In rheumatic aortic stenosis, the underlying process includes progressive fibrosis of the valve leaflets with varying degrees of commissural fusion, often with retraction of the leaflet edges and, in certain cases, calcification. As a consequence, the rheumatic valve often is regurgitant and stenotic. Coexistent mitral valve disease is common.
Other, infrequent causes of aortic stenosis include obstructive vegetations, homozygous type II hypercholesterolemia, Paget disease, Fabry disease, ochronosis, and irradiation.
It is worthwhile to note that although differentiation between tricuspid and bicuspid aortic stenosis is frequently made, it is often difficult to determine the number of aortic valve leaflets. A study comparing operatively excised aortic valve structure evaluation by cardiac surgeons versus pathologists found that valve structure determination was frequently incongruous. 
Severe aortic stenosis is rare in infancy, occurring in 0.33% of live births, and is due to a unicuspid or bicuspid valve. Most patients with a congenitally bicuspid aortic valve who develop symptoms do not do so until middle age or later. Patients with rheumatic aortic stenosis typically present with symptoms after the sixth decade of life.
Aortic sclerosis (aortic valve calcification without obstruction to blood flow, considered a precursor of calcific degenerative calcific aortic stenosis) increases in incidence with age and is present in 29% of individuals older than 65 years and in 37% of individuals older than 75 years. In elderly persons, the prevalence of aortic stenosis is between 2% and 9%.
Degenerative calcific aortic stenosis usually manifests in individuals older than 75 years and occurs most frequently in males. 
Patients with severe aortic stenosis may be asymptomatic for many years despite the presence of severe LV outflow tract obstruction (LVOTO). LVOTOs have been associated with “high heritability.” One study suggests that 20% of patients with isolated LVOTO had an affected first-degree relative with undetected bicuspid aortic valves. 
Asymptomatic patients, even with critical aortic stenosis, have an excellent prognosis for survival, with an expected death rate of less than 1% per year; only 4% of sudden cardiac deaths in severe aortic stenosis occur in asymptomatic patients.

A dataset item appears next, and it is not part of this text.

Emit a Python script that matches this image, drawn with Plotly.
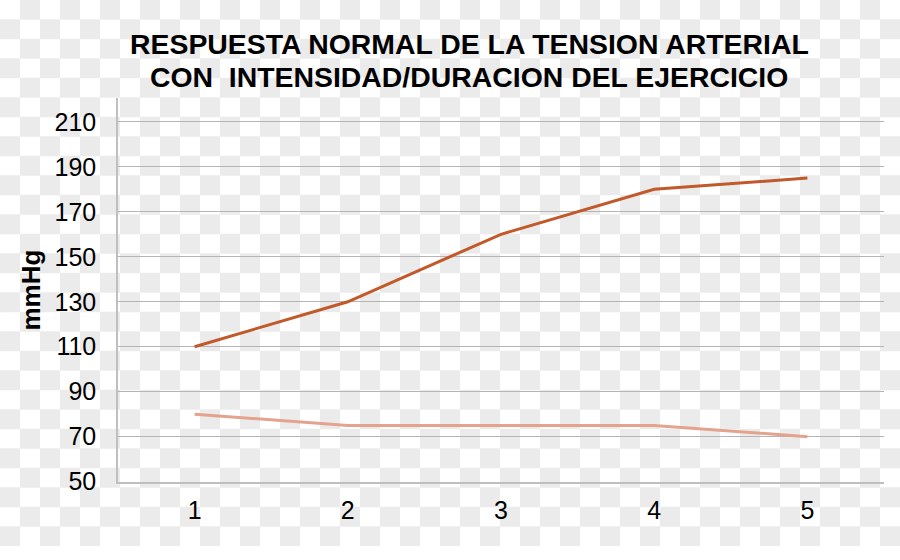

A new proposed aortic stenosis grading classification that integrates valve area and flow-gradient patterns has been found to allow for better characterization of the clinical outcome among patients with asymptomatic severe aortic stenosis. 
Although the presence of low-gradient "severe stenosis" (defined as aortic valve area < 1.0 cm2 and mean gradient 40 mm Hg) is considered by some to be associated with a poor prognosis, the prospective Simvastatin and Ezetimibe in Aortic Stenosis (SEAS) study found that such patients have an outcome similar to that of patients with moderate stenosis. 
Among symptomatic patients with medically treated, moderate-to-severe aortic stenosis, mortality rates from the onset of symptoms are approximately 25% at 1 year and 50% at 2 years. More than 50% of deaths are sudden. In patients in whom the aortic valve obstruction remains unrelieved, the onset of symptoms predicts a poor outcome with medical therapy; the approximate time interval from the onset of symptoms to death is 1.5-2 years for heart failure, 3 years for syncope, and 5 years for angina.
Although the obstruction tends to progress more rapidly in degenerative calcific aortic valve disease than in congenital or rheumatic disease, predicting the rate of progression in individual patients is not possible. Catheterization and echocardiographic studies suggest that, on average, the valve area declines 0.1 to 0.3 cm2 per year; the systolic pressure gradient across the valve can increase by as much as 10-15 mm Hg per year. Obstruction progresses more rapidly in elderly patients with coronary artery disease and chronic renal insufficiency.